И снова — молчаливое ожидание. Через окно видно было, как начало темнеть небо. Тот, кто делал гроб, поднялся и застегнул на себе ватник, который ни разу не снял с плеч.
— Кажется, оттепель начинается, — сказал он шепотом и снова лег.
На печи кашляли, ворочались, бормотали во сне.
Гануся терпеливо ждала, пока пройдет эта тревожная ночь. И первой догадалась, что наступает утро, хотя никаких признаков рассвета еще не было. Приподнявшись, зашептала отцу на ухо:
— Отец… Ночь уже прошла… Так и все это пройдет. Самое важное — переждать. День за днем…
Он поднялся и сел.
— Утро скоро, — произнес он таким тоном, словно тоже всю ночь напряженно ждал рассвета.
И снова они умолкли. И снова потянулось время. Утро шло медленно. Новый день рождался пасмурным. Вдруг исчезли редкие звезды. Видны стали стены в хате и дверь, открытая в ту «холодную комнату». Ждали дня, а как настал он, не знали, с чего начинать его. Все поглядывали на печь: что дальше будут делать непрошеные ночлежники? А те по-прежнему беспокойно спали.
Уже Гануся встала, вошла в «холодную комнату» и замесила там какое-то тесто. Уже тот, кто делал гроб, перерубил кучу жердей на дрова. Уже Ганусин отец, спрятавшись в «холодной комнате» от своих незваных ночлежников, потихоньку достал из-под пиджака пистолет, разобрал его и снова собрал. А те все лежали на печи и даже будто бы спали. Теперь уже видно было и хорошо слышно: всю ночь напролет надрывался скрипучим кашлем самый старший. Самый младший время от времени стонал слабым голосом. Толстяк что-то бормотал сквозь сон, только не так, как вчера, а по-немецки…
Одетый в легкий пиджак вдруг очнулся и прокричал на чистом польском языке что-то насчет того, что, дескать, дал клятву перед вселенской справедливостью ненавидеть фашизм до конца своей жизни. Самый молодой, точно окрыленный этим польским выкриком, вскинул голову и с пламенной нотой в вялом от болезни голосе как бы пояснил поляку (он смотрел на него, пока тот говорил), что сам он только для того и заведет детей, чтобы они могли потом в собственных детях воспитать ненависть к фашистам. Вероятно, эта мысль, или точнее говоря, формулировка мысли, сложилась у него не сразу, а напластовалась с течением времени. Одутловатый, тот, что кашлял, вздернул голову и внезапно, будто опомнившись или придя в себя, вытянулся снова и лежал, не шевелясь и сдерживая кашель, чтоб не давать знать о себе. Со стороны это легко было заметить. Толстяк же даже не пошевелился. Только, видимо, он слышал все, ведь не спал. Глаза его время от времени моргали. Гануся разожгла печь, достала сковородку, насыпала с бумаги на нее тертой конопли и расплющила поверху тесто. Вскоре она испекла три лепешки, толстые и пышные. Она, отец и тот, кто делал гроб, тут же, стоя у печи, съели их.

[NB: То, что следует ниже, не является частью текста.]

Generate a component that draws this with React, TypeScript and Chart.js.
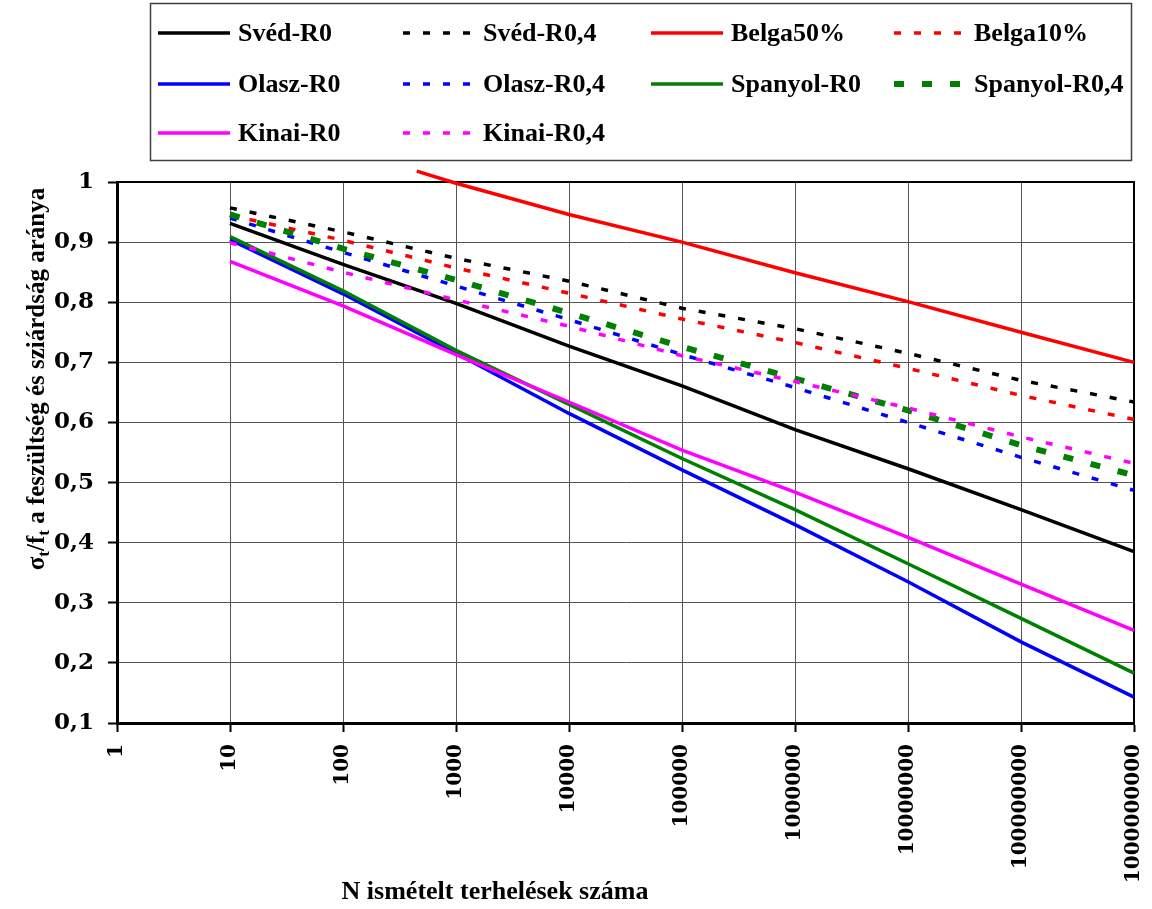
import React, { useEffect, useRef } from 'react';
import { Chart, registerables } from 'chart.js';

Chart.register(...registerables);

// ---- data ----
const N_DECADES = [10, 100, 1000, 10000, 100000, 1000000, 10000000, 100000000, 1000000000];
const BELGA50_N = [450, 1000, 10000, 100000, 1000000, 10000000, 100000000, 1000000000];
const X_TICKS = [1, 10, 100, 1000, 10000, 100000, 1000000, 10000000, 100000000, 1000000000];
const Y_TICKS = [0.1, 0.2, 0.3, 0.4, 0.5, 0.6, 0.7, 0.8, 0.9, 1];

const SVED_R0 = [0.931, 0.863, 0.798, 0.727, 0.661, 0.588, 0.523, 0.455, 0.385];
const SVED_R04 = [0.957, 0.917, 0.873, 0.835, 0.79, 0.756, 0.715, 0.67, 0.634];
const BELGA50 = [1.018, 0.998, 0.946, 0.9, 0.849, 0.801, 0.75, 0.7];
const BELGA10 = [0.945, 0.903, 0.857, 0.815, 0.772, 0.733, 0.69, 0.645, 0.605];
const OLASZ_R0 = [0.904, 0.814, 0.715, 0.615, 0.521, 0.43, 0.335, 0.235, 0.143];
const OLASZ_R04 = [0.94, 0.883, 0.827, 0.771, 0.713, 0.658, 0.6, 0.542, 0.487];
const SPANYOL_R0 = [0.909, 0.819, 0.72, 0.63, 0.54, 0.455, 0.365, 0.274, 0.183];
const SPANYOL_R04 = [0.946, 0.889, 0.837, 0.782, 0.726, 0.673, 0.62, 0.562, 0.512];
const KINAI_R0 = [0.868, 0.794, 0.713, 0.634, 0.554, 0.484, 0.409, 0.331, 0.254];
const KINAI_R04 = [0.899, 0.85, 0.804, 0.76, 0.711, 0.668, 0.624, 0.576, 0.532];

const SERIES_NAMES = [
  'Svéd-R0', 'Svéd-R0,4', 'Belga50%', 'Belga10%',
  'Olasz-R0', 'Olasz-R0,4', 'Spanyol-R0', 'Spanyol-R0,4',
  'Kinai-R0', 'Kinai-R0,4',
];

const X_TITLE = 'N ismételt terhelések száma';
const Y_TITLE_PARTS = [
  { t: 'σ', sub: false },
  { t: 't', sub: true },
  { t: '/f', sub: false },
  { t: 't', sub: true },
  { t: ' a feszültség és sziárdság aránya', sub: false },
];

const pts = (xs: number[], ys: number[]) => xs.map((x, i) => ({ x, y: ys[i] }));

const SOLID: number[] = [];
const DOT = [7, 13];
const DASH = [10, 18];

const legendAndTitles = {
  id: 'legendAndTitles',
  beforeDatasetsDraw(chart: any) {
    const { ctx, chartArea } = chart;
    ctx.save();
    ctx.strokeStyle = '#000';
    ctx.lineWidth = 2;
    ctx.strokeRect(chartArea.left, chartArea.top, chartArea.right - chartArea.left, chartArea.bottom - chartArea.top);
    ctx.restore();
  },
  afterDraw(chart: any) {
    const ctx = chart.ctx as CanvasRenderingContext2D;
    ctx.save();
    // legend box
    ctx.strokeStyle = '#404040';
    ctx.lineWidth = 1.5;
    ctx.strokeRect(150.5, 3.5, 981, 157);
    const colX = [158, 403, 651, 894];
    const rowY = [33, 84, 133];
    chart.data.datasets.forEach((ds: any, i: number) => {
      const c = i % 4;
      const r = Math.floor(i / 4);
      const x = colX[c];
      const y = rowY[r];
      ctx.beginPath();
      ctx.setLineDash(ds.borderDash || []);
      ctx.lineWidth = ds.borderWidth;
      ctx.strokeStyle = ds.borderColor;
      ctx.moveTo(x, y);
      ctx.lineTo(x + 72, y);
      ctx.stroke();
      ctx.setLineDash([]);
      ctx.fillStyle = '#000';
      ctx.font = 'bold 26px "Liberation Serif"';
      ctx.textBaseline = 'middle';
      ctx.textAlign = 'left';
      ctx.fillText(ds.label, x + 80, y + 1);
    });

    // x title
    ctx.font = 'bold 26px "Liberation Serif"';
    ctx.textAlign = 'center';
    ctx.textBaseline = 'alphabetic';
    ctx.fillStyle = '#000';
    ctx.fillText(X_TITLE, 495, 899);

    // y title (rotated, with subscripts)
    const mainFont = 'bold 25px "Liberation Serif"';
    const subFont = 'bold 17px "Liberation Serif"';
    let total = 0;
    const widths = Y_TITLE_PARTS.map((p) => {
      ctx.font = p.sub ? subFont : mainFont;
      const w = ctx.measureText(p.t).width;
      total += w;
      return w;
    });
    ctx.translate(44, 379);
    ctx.rotate(-Math.PI / 2);
    let cx = -total / 2;
    ctx.textAlign = 'left';
    Y_TITLE_PARTS.forEach((p, i) => {
      ctx.font = p.sub ? subFont : mainFont;
      ctx.fillText(p.t, cx, p.sub ? 5 : 0);
      cx += widths[i];
    });
    ctx.restore();
  },
};

export default function App() {
  const ref = useRef<HTMLCanvasElement>(null);
  useEffect(() => {
    document.body.style.margin = '0';
    const seriesData = [
      pts(N_DECADES, SVED_R0),
      pts(N_DECADES, SVED_R04),
      pts(BELGA50_N, BELGA50),
      pts(N_DECADES, BELGA10),
      pts(N_DECADES, OLASZ_R0),
      pts(N_DECADES, OLASZ_R04),
      pts(N_DECADES, SPANYOL_R0),
      pts(N_DECADES, SPANYOL_R04),
      pts(N_DECADES, KINAI_R0),
      pts(N_DECADES, KINAI_R04),
    ];
    const colors = ['#000000', '#000000', '#FF0000', '#FF0000', '#0000FF', '#0000FF', '#008000', '#008000', '#FF00FF', '#FF00FF'];
    const dashes = [SOLID, DOT, SOLID, DOT, SOLID, DOT, SOLID, DASH, SOLID, DOT];
    const widths = [3.5, 3.5, 3.5, 3.5, 3.5, 3.5, 3.5, 6, 3.5, 3.5];
    const datasets = seriesData.map((data, i) => ({
      label: SERIES_NAMES[i],
      data,
      borderColor: colors[i],
      backgroundColor: colors[i],
      borderDash: dashes[i],
      borderWidth: widths[i],
      pointRadius: 0,
      tension: 0,
      fill: false,
      clip: false as any,
      order: 10 - i,
    }));

    const chart = new Chart(ref.current as HTMLCanvasElement, {
      type: 'line',
      data: { datasets },
      options: {
        animation: false,
        responsive: false,
        layout: { padding: { top: 182, right: 18, left: 0, bottom: 0 } },
        plugins: { legend: { display: false }, tooltip: { enabled: false } },
        scales: {
          x: {
            type: 'logarithmic',
            min: 1,
            max: 1000000000,
            afterBuildTicks: (scale: any) => {
              scale.ticks = X_TICKS.map((v) => ({ value: v }));
            },
            afterFit: (scale: any) => {
              scale.height = 186;
              scale.paddingLeft = 0;
              scale.paddingRight = 0;
            },
            grid: { color: '#555555', lineWidth: 1, tickColor: '#000', tickLength: 9, tickWidth: 2 },
            border: { color: '#000', width: 3 },
            ticks: {
              autoSkip: false,
              minRotation: 90,
              maxRotation: 90,
              padding: 12,
              color: '#000',
              font: { family: '"DejaVu Serif"', weight: 'bold', size: 20 },
              callback: (v: any) => String(Math.round(Number(v))),
            },
          },
          y: {
            type: 'linear',
            min: 0.1,
            max: 1,
            afterBuildTicks: (scale: any) => {
              scale.ticks = Y_TICKS.map((v) => ({ value: v }));
            },
            afterFit: (scale: any) => {
              scale.width = 117;
              scale.paddingTop = 0;
              scale.paddingBottom = 0;
            },
            grid: { color: '#555555', lineWidth: 1, tickColor: '#000', tickLength: 9, tickWidth: 2 },
            border: { color: '#000', width: 3 },
            ticks: {
              padding: 14,
              color: '#000',
              font: { family: '"DejaVu Serif"', weight: 'bold', size: 23 },
              callback: (v: any) => (Math.abs(Number(v) - 1) < 1e-9 ? '1' : Number(v).toFixed(1).replace('.', ',')),
            },
          },
        },
      },
      plugins: [legendAndTitles],
    } as any);
    return () => chart.destroy();
  }, []);

  return (
    <div style={{ width: 1152, height: 909, position: 'relative', background: '#fff' }}>
      <canvas ref={ref} width={1152} height={909} style={{ display: 'block' }} />
    </div>
  );
}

— Как мне молока хочется! — сказала Гануся, после чего опять воцарилось молчание.
День уже наступил. Он выдался мрачным. Время шло, а те все не слезали с печи. Уже, верно, за полдень перевалило, а они по-прежнему лежали. Одутловатый снова начал кашлять.
Ганусин отец поднял руку и дернул самого молодого за ногу. Тот сразу же поднял голову, поглядел на человека и заморгал глазами, словно и не спал, а ждал этого. Он помедлил немного, осторожно подполз к краю печи и тихонько слез на землю. Молча, будто заранее сговорившись, вышли они вдвоем с Ганусиным отцом в сени.
— Перекусить бы чего надо, — сказал Ганусин отец таким тоном, будто знал этого молодого человека, почти подростка, очень давно.
— Мне нельзя, — сказал тот. — Я заболел. Я долго голодал. Мясо было непроварено. Я его вчера много съел. Теперь у меня все внутри разрывается. В животе ноет и стягивается…
— А есть тебе хочется?
— Нет. Ослабел я очень.
— Ложись на ту постель, где мы спали.
— А те что скажут? Они уже кое-что заметили.
— Ты их боишься?
— Их трое, а я один.
— Не бойся, и нас трое…
— На мне могут быть вши. Я не лягу на вашу постель.
Ганусин отец помолчал и кивнул головной.
— Тогда отлежись хоть на печи. И еще вопрос к тебе. Ты из плена бежал?.. Говори, не бойся. Я ведь тоже бежал от немцев.
— Из плена. Как вы догадались?
— У меня же голова на плечах.
Молодой человек порывисто схватил руку Ганусиного отца и пожал ее, после чего снова пошел в хату и снова втиснулся на печь между теми.